La réponse courte?
Pourquoi pas!
D'accord, cette réponse parait un peu stupide, alors laissez moi détailler. Arrive un âge où l'on se rend compte que 'sortir du cadre' demande plus d'énergie qu'auparavant. Alors tant que j'ai de la ressource, ne pas l'utiliser serait du gâchis.
Car j'ai la chance de pouvoir le faire : j'ai la capacité physique, le droit (passeport, permis moto...) et les moyens financiers. Je suis parfois impressionné par les combats quotidiens que mènent certaines personnes handicapées ou démunies et je ressens que je dois profiter chaque jour de cette chance pour me dépasser. Carpe diem, quam minimum credula postero.
Je reconnais que les conditions que ce 'road trip' sont singulières. D'ailleurs, une autre question revient fréquemment: 'un trajet aussi long, ce n'est pas ennuyeux'? Considérant la géographie de l'Australie, c'est probable, mais c'est en fait désiré. Nous avons tous besoin de prendre du recul sur notre condition, fermer les yeux sur le regard des autres pour nous définir par rapport à nos valeurs propres. Sollicité par de multiples réseaux, autant sociaux qu'artificiels (au point de ressentir une forme de harcèlement au début du confinement en 2020), agressé par d'incessantes démarches marketing (publicités, démarchage téléphonique, spam...) chirurgicalement étudiées pour nous influencer, cette 'retraite' australienne est pour moi régénératrice. C'était un pressentiment un peu insoupçonné lors de la genèse de ce périple, mais qui a pris durant la préparation une place grandissante.
Partir seul n'est pas un choix, mais une conséquence des conditions extraordinaires de ce voyage. Sur de longues durées, l'imprévu est omniprésent : détours d'itinéraire pour découvrir des sites d'intérêt, météo, fatigue, pannes... Les concessions se multiplient avec la taille du groupe et la longueur du trajet, jusqu'à saper le plaisir de partager l'aventure. Humblement, j'ai tenté de ne faire qu'une partie du trajet, à deux, mais sans succès.
Les voyages forment (et entretiennent) la jeunesse
Je n'ai jamais autant préparé un voyage. Confinement oblige, les heures se sont muées en semaines, en mois puis en années d'acculturation. A l'image du petit poucet, j'aime bien comparer mes souvenirs de voyage à de petites pierres blanches qui jalonnent le chemin de mon existence. Celui là est indéniablement un roc, un amer rassurant pour guider mes futures traversées.
Je ne remercierai jamais assez mes parents de m'avoir permis dans ma jeunesse de voyager dans plusieurs pays, de cultures et de niveaux de vie variés.

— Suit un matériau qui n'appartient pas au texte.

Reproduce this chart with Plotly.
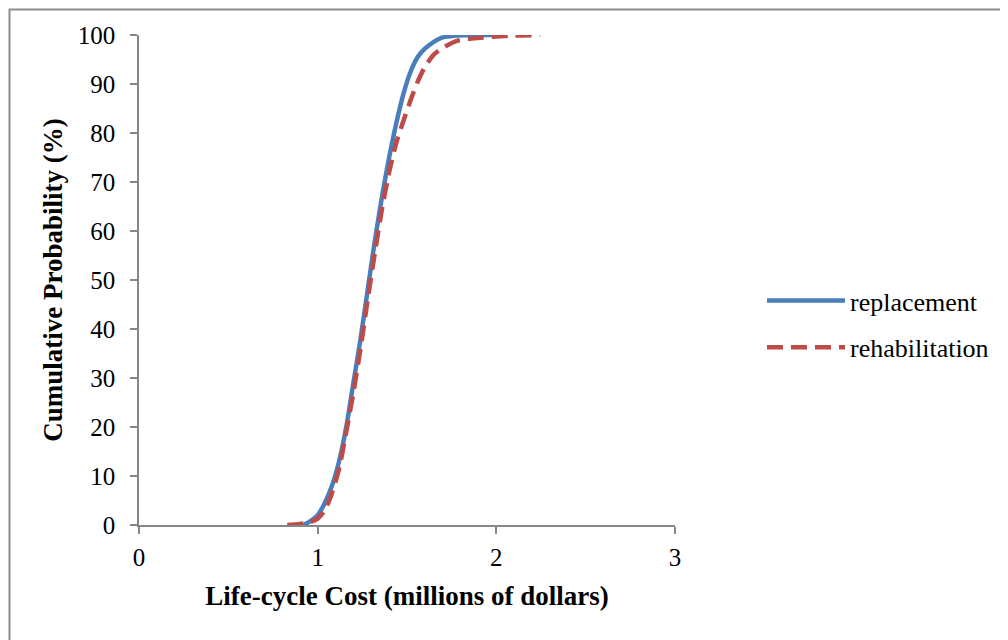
import plotly.graph_objects as go

# Cumulative distribution of life-cycle cost (millions of dollars) vs cumulative probability (%)
replacement_cost = [0.92, 0.96, 1.00, 1.04, 1.08, 1.12, 1.16, 1.20, 1.24, 1.28, 1.32, 1.36,
                    1.40, 1.44, 1.48, 1.52, 1.56, 1.60, 1.65, 1.70, 1.78, 1.90, 2.00]
replacement_prob = [0.0, 0.8, 2.0, 4.5, 8.0, 13.0, 20.0, 29.0, 38.0, 48.0, 58.0, 67.0,
                    75.0, 82.0, 88.0, 92.5, 95.5, 97.2, 98.6, 99.5, 99.9, 100.0, 100.0]

rehab_cost = [0.83, 0.90, 0.96, 1.00, 1.04, 1.08, 1.12, 1.16, 1.20, 1.24, 1.28, 1.32, 1.36,
              1.40, 1.44, 1.48, 1.52, 1.56, 1.60, 1.65, 1.70, 1.78, 1.90, 2.00, 2.10, 2.245]
rehab_prob = [0.0, 0.2, 0.6, 1.3, 3.0, 6.5, 11.5, 19.0, 27.0, 36.0, 46.0, 55.5, 64.5,
              72.0, 78.0, 82.5, 86.7, 90.5, 93.5, 96.0, 97.4, 98.8, 99.4, 99.7, 99.9, 100.0]

x_ticks = [0, 1, 2, 3]
y_ticks = [0, 10, 20, 30, 40, 50, 60, 70, 80, 90, 100]

FONT = "Liberation Serif, Times New Roman, serif"
AXIS_GRAY = "#868686"

# page body has an 8px margin, so the figure is sized to fit the window
W, H = 1000, 632
L, R, T, B = 131, 333, 27, 115
PW, PH = W - L - R, H - T - B

fig = go.Figure()
fig.add_trace(go.Scatter(
    x=replacement_cost, y=replacement_prob, mode="lines", name="replacement",
    line=dict(color="#4a7ebb", width=4.5, shape="spline", smoothing=0.6),
    legendgroup="a",
))
fig.add_trace(go.Scatter(
    x=rehab_cost, y=rehab_prob, mode="lines", name="rehabilitation",
    line=dict(color="#be4b48", width=4.5, dash="16px,8px", shape="spline", smoothing=0.6),
    legendgroup="b",
))

fig.update_layout(
    width=W, height=H,
    margin=dict(l=L, r=R, t=T, b=B),
    paper_bgcolor="white", plot_bgcolor="white",
    font=dict(family=FONT, size=25, color="black"),
    showlegend=True,
    legend=dict(x=(762 - 8 - L) / PW, y=0.41, xanchor="left", yanchor="middle",
                font=dict(family=FONT, size=26), tracegroupgap=10,
                bgcolor="rgba(0,0,0,0)", itemwidth=78),
    xaxis=dict(range=[0, 3], tickvals=x_ticks, ticktext=[str(v) for v in x_ticks],
               showgrid=False, zeroline=False, showline=True, linecolor=AXIS_GRAY,
               linewidth=1.5, ticks="outside", ticklen=7, tickcolor=AXIS_GRAY, tickwidth=1.5,
               tickfont=dict(family=FONT, size=25), ticklabelstandoff=2,
               title=dict(text="<b>Life-cycle Cost (millions of dollars)</b>",
                          font=dict(family=FONT, size=27), standoff=16)),
    yaxis=dict(range=[0, 100], tickvals=y_ticks, ticktext=[str(v) for v in y_ticks],
               showgrid=False, zeroline=False, showline=True, linecolor=AXIS_GRAY,
               linewidth=1.5, ticks="outside", ticklen=7, tickcolor=AXIS_GRAY, tickwidth=1.5,
               tickfont=dict(family=FONT, size=25), ticklabelstandoff=10,
               title=dict(text="<b>Cumulative Probability (%)</b>",
                          font=dict(family=FONT, size=27), standoff=7)),
    shapes=[dict(type="rect", xref="paper", yref="paper",
                 x0=(1.5 - L) / PW, x1=(W + 20 - L) / PW,
                 y0=-(B + 20) / PH, y1=1 + (T - 1.5) / PH,
                 line=dict(color="#8c8c8c", width=2), fillcolor="rgba(0,0,0,0)", layer="above")],
)

fig.write_html("out.html")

L'histoire, la façon d'aborder la vie, le lien à l'autre, le lien à l'environnement, la langue, la musique, la façon de se nourrir, de se divertir, de consommer... il y a toujours des choses à découvrir, sur les autres et sur soi. L'effet est décuplé en quittant ces palais des glaces que sont les hôtels internationaux, tous fondus dans le même moule, et en s'échappant assez longtemps pour s'immiscer dans les habitudes des populations.
En cela, le choix de la moto n'est pas anodin. Certes, j'aime beaucoup conduire en deux roues. Mais je sais aussi que ce type de véhicule crée du lien. Que ce soit pour son originalité, pour l'image de fragilité que l'on peut lui associer, ou même pour la désinhibition que procure le sourire du motard extatique, elle facilite la discussion. Le plaisir de rouler est une des raisons de la durée de ce voyage : le temps passé à m'immerger dans le pays sera amputé de longs trajets routiers indispensables à la visite des régions, assez diverses mais toutes exotiques.
Parlons d'exotisme. Pour ne pas prendre de risque déraisonnable, un pays 'développé' m'a semblé préférable pour partir en camping moto itinérant. L'exotisme est alors limité. Mais en Australie la faune, flore, le climat, l'histoire aborigène et coloniale récente... m'ont beaucoup attiré. Et tandis que, dans d'autres pays similaires, la liberté est progressivement prise en otage par la standardisation d'entreprises obèses - Wallmart, Apple, General Motors, Amazon,..., l'Australie me semble avoir gardé de cette liberté grisante que l'on ressent à l'aube de l'âge adulte. J'adore cette sensation du 'tout est possible' et je ne serais pas surpris que nous partagions ce gout, exacerbé par des contraintes, sanitaires ou non.